All around the world, she says, forests are being destroyed -- we ignore the fact that trees are the lungs of the world: breathing in and storing carbon dioxide, exhaling oxygen.

The book lists the brutal statistics: pointing out that nature provides 80,000 plant and tree species that are food-giving (nuts, fruits, tubers, rhizomes), the global food industry focuses on just eight -- wheat, rice, corn, potato, barley, cassava, sweet potato and soya bean. The other 79,992 are being forgotten or extinguished, despite having provided all our ancestors' needs: shelter, food, medicine, tools.
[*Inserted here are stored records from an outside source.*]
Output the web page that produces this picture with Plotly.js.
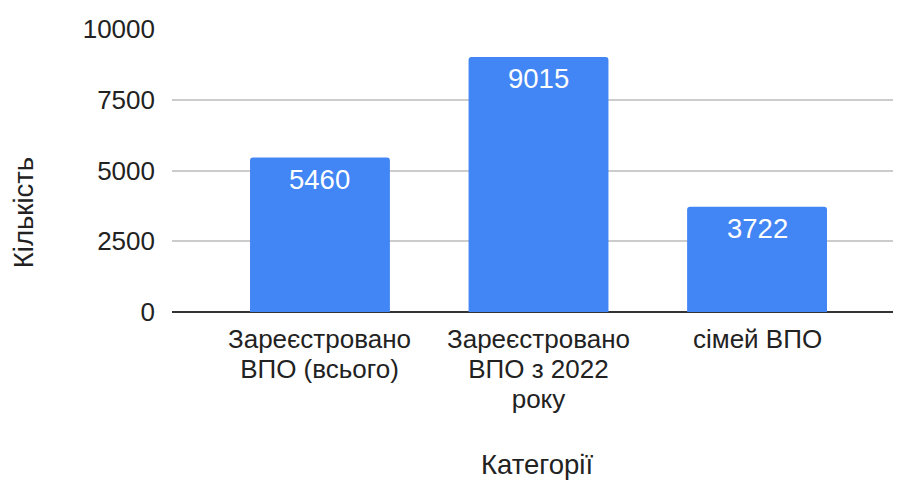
<!DOCTYPE html>
<html><head><meta charset="utf-8">
<script src="https://cdn.plot.ly/plotly-3.0.1.min.js"></script>
<style>html,body{margin:0;padding:0;background:#fff}#c{width:897px;height:480px}</style>
</head><body><div id="c"></div>
<script>
const categories = ["Зареєстровано ВПО (всього)", "Зареєстровано ВПО з 2022 року", "сімей ВПО"];
const categoryLines = [["Зареєстровано", "ВПО (всього)"], ["Зареєстровано", "ВПО з 2022", "року"], ["сімей ВПО"]];
const values = [5460, 9015, 3722];
const yTicks = [0, 2500, 5000, 7500, 10000];
const xTitle = "Категорії";
const yTitle = "Кількість";

const font = "Arial, 'Liberation Sans', sans-serif";
const labelAnns = categories.map((c, i) => ({
  x: c, y: values[i], xref: "x", yref: "y",
  text: String(values[i]), showarrow: false,
  xanchor: "center", yanchor: "middle", yshift: -22,
  font: {family: font, size: 27.5, color: "#ffffff"}
}));
// line spacing of 30px (1.3em of 23.1px) with glyphs drawn at 26px
const catAnns = categories.map((c, i) => ({
  x: c, y: 0, xref: "x", yref: "y",
  text: categoryLines[i].map(l => '<span style="font-size:26px">' + l + '</span>').join('<br>'),
  showarrow: false,
  xanchor: "center", yanchor: "top", yshift: -10,
  font: {family: font, size: 23.1, color: "#222"}
}));
Plotly.newPlot("c", [{
  type: "bar",
  x: categories,
  y: values,
  marker: {color: "#4285F4", cornerradius: 3},
  width: 0.64,
  hoverinfo: "none"
}], {
  width: 897, height: 480,
  margin: {l: 172, r: 4, t: 29, b: 168},
  paper_bgcolor: "#fff", plot_bgcolor: "#fff",
  font: {family: font, size: 26, color: "#222"},
  showlegend: false,
  xaxis: {
    type: "category",
    range: [-0.677, 2.622],
    showgrid: false, zeroline: false, showline: false,
    ticks: "", showticklabels: false
  },
  yaxis: {
    range: [0, 10000],
    tickvals: yTicks,
    ticktext: yTicks.map(String),
    showgrid: true, gridcolor: "#cccccc", gridwidth: 2,
    zeroline: true, zerolinecolor: "#333333", zerolinewidth: 2,
    showline: false, ticks: "",
    ticklabelstandoff: 16,
    tickfont: {family: font, size: 26, color: "#222"}
  },
  annotations: labelAnns.concat(catAnns, [
    {text: xTitle, xref: "paper", yref: "paper", x: 0.506, y: -0.54, xanchor: "center", yanchor: "middle", showarrow: false, font: {family: font, size: 27.5, color: "#222"}},
    {text: yTitle, xref: "paper", yref: "paper", x: -0.205, y: 0.35, xanchor: "center", yanchor: "middle", textangle: -90, showarrow: false, font: {family: font, size: 27.5, color: "#222"}}
  ])
}, {displayModeBar: false, staticPlot: true});
</script></body></html>
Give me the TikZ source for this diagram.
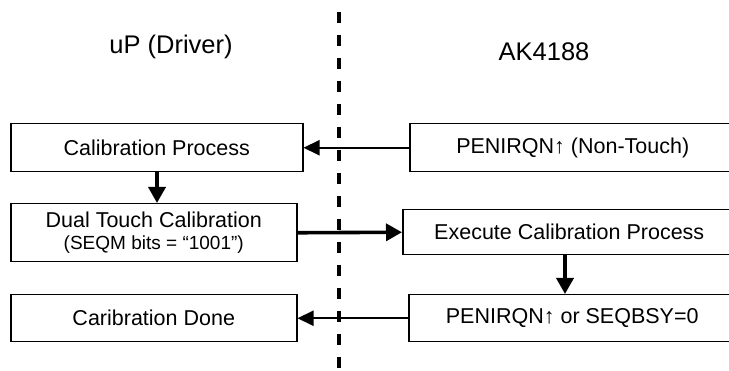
\documentclass[tikz,border=0pt]{standalone}
\usepackage{fontspec}
\setmainfont{Liberation Sans}
\usetikzlibrary{arrows.meta}
\begin{document}
\begin{tikzpicture}[x=1pt,y=-1pt,
  box/.style={draw=black,line width=1.5pt,inner sep=0pt,anchor=north west,align=center,
    font=\fontsize{21.5}{25}\selectfont},
  title/.style={anchor=base,inner sep=0pt,font=\fontsize{25.5}{30}\selectfont},
  thinarrow/.style={line width=2pt,-{Triangle[length=16pt,width=15pt]}},
  thickarrow/.style={line width=3.6pt,-{Triangle[length=16pt,width=17pt]}},
  divider/.style={line width=3.6pt,dash pattern=on 11pt off 12pt}]
\clip (0,0) rectangle (729,371);
\fill[white] (0,0) rectangle (729,371);
% titles
\node[title] (tl) at (171,54) {uP (Driver)};
\node[title] (tr) at (544,61) {AK4188};
% divider
\coordinate (dtop) at (339,12);
\coordinate (dbot) at (339,380);
\draw[divider] (dtop) -- (dbot);
% left boxes
\node[box,minimum width=292pt,minimum height=48pt] (cp) at (10,123) {Calibration Process};
\node[box,minimum width=286pt,minimum height=58pt] (dual) at (10,203)
  {Dual Touch Calibration\\[-3pt]{\fontsize{19}{22}\selectfont (SEQM bits = “1001”)}};
\node[box,minimum width=286pt,minimum height=47pt] (done) at (10,294) {Caribration Done};
% right boxes
\node[box,minimum width=326pt,minimum height=48pt] (pen1) at (409,123) {PENIRQN↑ (Non-Touch)};
\node[box,minimum width=333pt,minimum height=45pt] (exec) at (402,209) {Execute Calibration Process};
\node[box,minimum width=327pt,minimum height=47pt] (pen2) at (408,294) {PENIRQN↑ or SEQBSY=0};
% connectors
\coordinate (ax1) at (157,0);
\coordinate (ax2) at (565,0);
\draw[thinarrow] (pen1.west) -- (cp.east);
\draw[thickarrow] (cp.south -| ax1) -- (dual.north -| ax1);
\draw[thickarrow] (dual.east) -- (exec.west);
\draw[thickarrow] (exec.south -| ax2) -- (pen2.north -| ax2);
\draw[thinarrow] (pen2.west) -- (done.east);
\end{tikzpicture}
\end{document}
Not that The Global Forest is all gloom and doom.

"We can all do something about this problem. If we can cause it, we can also cure it," writes Beresford-Kroeger, who practices what she preaches; she and photographer husband Christian Kroeger have created a "Garden of Eden" at their home in Canada.

Each of the book's 40 short chapters is led by a kind of thought firecracker, thrown into the mix to get the mind going. The Global Forest stuffs an amazing amount of highbrow learning into its brief pages, but it's the author's passionate love of trees, of plants and the natural world as a whole that gives the book its distinctive signature.

It's the author's ancient Irish upbringing that transforms a scientific tract into a lilting prose poem in praise of trees and all they have given, and continue to give to us.

In a world brought to the brink of economic, environmental and spiritual destruction by men in suits, we should be incredibly proud to call this amazing lady one of our own.